The proper thing for Bonin to have done would have been to keep the plane flying level and to have Robert refer to a relevant checklist to sort out their airspeed problems. Instead, neither man consulted a checklist and Bonin pulled back on the controls, causing the airplane to climb and lose airspeed. Soon, he had put the plane into an aerodynamic stall, which means that the wings had lost their ability to generate lift. Even with engines at full power, the Airbus began to plummet toward the ocean.

As the severity of their predicament became more and more apparent, the pilots were unable to reason through the cause of their situation. Despite numerous boldfaced clues to the nature of their problem — including a stall-warning alarm that blared 75 times — they were simply baffled. As Robert put it, after the captain had hurried back to the cockpit, “We’ve totally lost control of the plane. We don’t understand at all… We’ve tried everything.”

Psychologists who study performance under pressure are well aware of the phenomenon of “brain freeze,” the inability of the human mind to engage in complex reasoning in the grip of intense fear. It appears that arousal of the amygdala causes a partial shutdown of the frontal cortex, so that it becomes possible to engage only in instinctive or well-learned behaviour.

In the case of Air France 447, it appears that Bonin, in his panic, completely forgot one of the most basic tenets of flight training: when at risk of a stall, never pull back on the controls.

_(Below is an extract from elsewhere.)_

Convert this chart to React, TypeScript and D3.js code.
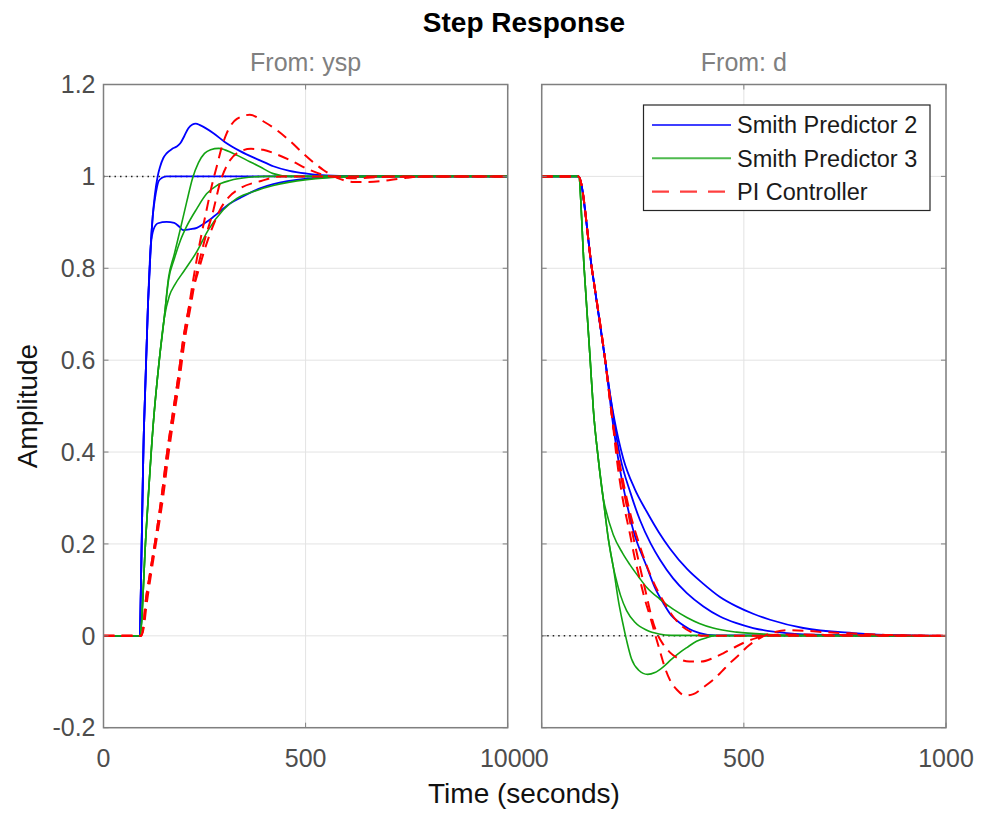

Instead, he held back the controls in a kind of panicked death-grip all the way down to the ocean. Ironically, if he had simply taken his hands away, the plane would have regained speed and started flying again.

Creepy, no?

Again, the risks of this happening to you are practically nil. But the description of that circumstance is chilling.

Ironically, as the industry has automated many more of the pilot functions due to this “brain freeze” phenomenon the pilots have less actual experience flying planes and are more subject to it. According to the author of the piece, it is going to lead to planes being completely automated. I’m not sure why this is a good thing.